Here is how leaders can address the problem.

  1. Voice the problem.

    Denying a problem exists makes it worse. The leader needs to state the problem clearly to the group and, most importantly, acknowledge some responsibility for the problem.

  2. Focus on process issues.

    Well-functioning teams discuss issues, such as how well the group is functioning, how decisions are being reached, and how well the group is interacting.

  3. Assign process roles to participants.

    Here are some possible roles:

    • Contrarian - One who intentionally takes the other side of an issue so that all perspectives are considered.

    • Process Monitor - One who observes and vocalizes how the group is functioning (e.g., whether it is getting bogged down, whether it is considering all perspectives, etc.).

    • Timekeeper - One who makes certain the group stays focused on the agenda and the time allotted for each topic.

    • Summarizer - One who summarizes the decisions the group has made and actions to be taken.

  4. Restrict the use of the word "WE."

    Adopt a standing ground rule that the word "we" can be used only to refer to the entire organization, not to one's department or functional area. This will help ensure everyone is wearing the company hat.

  5. Reverse finger pointing.

    Instead of focusing on what others can do to help them, encourage participants to focus on what they can do to help others.

  6. Continually refer to the organization's mission.

    The mission should be the constantly repeated mantra at senior meetings. For each issue ask, "How does this help serve our mission?"

  7. Use a facilitator.

    Hire a professional facilitator to make certain the meetings are run productively, preferably someone outside of the organization who can provide objectivity.
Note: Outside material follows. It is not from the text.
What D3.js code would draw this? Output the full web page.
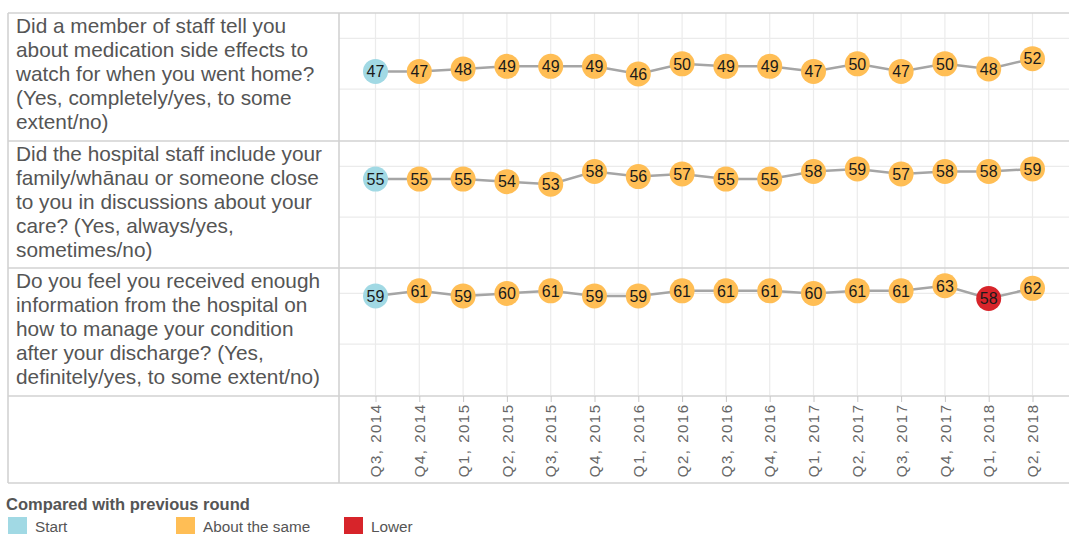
<!DOCTYPE html>
<html>
<head>
<meta charset="utf-8">
<script src="https://cdn.jsdelivr.net/npm/d3@7"></script>
<style>
  html, body { margin: 0; padding: 0; background: #fff; overflow: hidden; }
  svg { display: block; font-family: "Liberation Sans", Arial, sans-serif; }
</style>
</head>
<body>
<svg id="chart" width="1069" height="534"></svg>
<script>
const categories = ["Q3, 2014","Q4, 2014","Q1, 2015","Q2, 2015","Q3, 2015","Q4, 2015","Q1, 2016","Q2, 2016","Q3, 2016","Q4, 2016","Q1, 2017","Q2, 2017","Q3, 2017","Q4, 2017","Q1, 2018","Q2, 2018","Q3, 2018"];

const questions = [
  ["Did a member of staff tell you","about medication side effects to","watch for when you went home?","(Yes, completely/yes, to some","extent/no)"],
  ["Did the hospital staff include your","family/wh\u0101nau or someone close","to you in discussions about your","care? (Yes, always/yes,","sometimes/no)"],
  ["Do you feel you received enough","information from the hospital on","how to manage your condition","after your discharge? (Yes,","definitely/yes, to some extent/no)"]
];

const values1 = [47,47,48,49,49,49,46,50,49,49,47,50,47,50,48,52];
const values2 = [55,55,55,54,53,58,56,57,55,55,58,59,57,58,58,59];
const values3 = [59,61,59,60,61,59,59,61,61,61,60,61,61,63,58,62];

const status1 = ["Start","Same","Same","Same","Same","Same","Same","Same","Same","Same","Same","Same","Same","Same","Same","Same"];
const status2 = ["Start","Same","Same","Same","Same","Same","Same","Same","Same","Same","Same","Same","Same","Same","Same","Same"];
const status3 = ["Start","Same","Same","Same","Same","Same","Same","Same","Same","Same","Same","Same","Same","Same","Lower","Same"];

const legendKeys = ["Start","Same","Lower"];
const legendLabels = ["Start","About the same","Lower"];
const legendTitle = "Compared with previous round";
const yTicks = [40, 60];

const seriesValues = [values1, values2, values3];
const seriesStatus = [status1, status2, status3];

const colour = d3.scaleOrdinal().domain(legendKeys).range(["#a1d9e4", "#ffbe55", "#d7242a"]);

const W = 1069;
const left = 8, divider = 339;
const panelTops = [13, 141, 268];
const panelH = 127;
const axisTop = 396;

const svg = d3.select("#chart");

const x = d3.scalePoint().domain(categories).range([375.5, 375.5 + 16 * 43.8]);

// gridlines
panelTops.forEach((top) => {
  const y = d3.scaleLinear().domain([20, 70]).range([top + panelH, top]);
  const g = svg.append("g");
  g.selectAll("line.h").data(yTicks).join("line")
    .attr("x1", divider).attr("x2", W)
    .attr("y1", d => y(d)).attr("y2", d => y(d))
    .attr("stroke", "#ebebeb").attr("stroke-width", 1.2);
  g.selectAll("line.v").data(categories).join("line")
    .attr("x1", d => x(d)).attr("x2", d => x(d))
    .attr("y1", top).attr("y2", top + panelH)
    .attr("stroke", "#ebebeb").attr("stroke-width", 1.2);
});

// frame lines
const frame = svg.append("g").attr("stroke", "#d2d2d2").attr("stroke-width", 1.6);
[13, 141, 268, 396, 483].forEach(yy => {
  frame.append("line").attr("x1", left).attr("x2", W).attr("y1", yy).attr("y2", yy);
});
frame.append("line").attr("x1", left).attr("x2", left).attr("y1", 13).attr("y2", 483);
frame.append("line").attr("x1", divider).attr("x2", divider).attr("y1", 13).attr("y2", 483);

// question labels
panelTops.forEach((top, i) => {
  const t = svg.append("text")
    .attr("x", 16).attr("y", top + 20)
    .attr("font-size", 20.8).attr("fill", "#555");
  questions[i].forEach((line, j) => {
    t.append("tspan").attr("x", 16).attr("y", top + 20 + j * 24).text(line);
  });
});

// series
panelTops.forEach((top, i) => {
  const y = d3.scaleLinear().domain([20, 70]).range([top + panelH, top]);
  const vals = seriesValues[i];
  const st = seriesStatus[i];
  const data = vals.map((v, k) => ({cat: categories[k], v, s: st[k]}));
  const line = d3.line().x(d => x(d.cat)).y(d => y(d.v));
  svg.append("path").datum(data)
    .attr("d", line).attr("fill", "none")
    .attr("stroke", "#a5a5a5").attr("stroke-width", 2.5);
  const g = svg.append("g");
  g.selectAll("circle").data(data).join("circle")
    .attr("cx", d => x(d.cat)).attr("cy", d => y(d.v))
    .attr("r", 12.5).attr("fill", d => colour(d.s));
  g.selectAll("text").data(data).join("text")
    .attr("x", d => x(d.cat)).attr("y", d => y(d.v))
    .attr("dy", "0.36em").attr("text-anchor", "middle")
    .attr("font-size", 16)
    .attr("font-family", "'Liberation Sans Narrow', 'Liberation Sans', Arial, sans-serif")
    .attr("fill", "#1a1a1a")
    .text(d => d.v);
});

// x axis
const axis = d3.axisTop(x).tickSize(-6).tickPadding(0);
const ax = svg.append("g").attr("transform", `translate(0,${axisTop})`).call(axis);
ax.select(".domain").remove();
ax.selectAll(".tick line").attr("stroke", "#c8c8c8");
ax.selectAll(".tick text")
  .attr("transform", "rotate(-90)")
  .attr("x", -7.5).attr("y", 0).attr("dy", "0.35em")
  .attr("text-anchor", "end")
  .attr("font-size", 15).attr("font-family", "Liberation Sans, Arial, sans-serif")
  .style("letter-spacing", "1.5px")
  .attr("fill", "#666");

// legend
svg.append("text").attr("x", 6).attr("y", 510)
  .attr("font-size", 16.5).attr("font-weight", "bold").attr("fill", "#555")
  .text(legendTitle);
const lx = [8, 176, 344];
const lg = svg.append("g");
legendKeys.forEach((k, i) => {
  lg.append("rect").attr("x", lx[i]).attr("y", 517).attr("width", 19).attr("height", 17)
    .attr("fill", colour(k));
  lg.append("text").attr("x", lx[i] + 27).attr("y", 532)
    .attr("font-size", 15.3).attr("fill", "#555").text(legendLabels[i]);
});
</script>
</body>
</html>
  8. Promote team players.

    Senior teams often consist of self-interested managers because they are the types of people who are promoted. Organizations should recognize and promote those who work well with others on teams.

  9. Evaluate senior managers on their team performance.

    The annual performance reviews of each senior manager should include ratings of how well that manager contributes to the senior team meetings.

  10. End each meeting by reflecting.

    End each meeting with a 5-10 minute discussion about what went well, what did not, and what should be improved at the next meeting.

CONCLUSION

A well-functioning senior management team is critical to the success of any organization. Improvements will not occur unless the entire senior management team understands the problems and commits to change.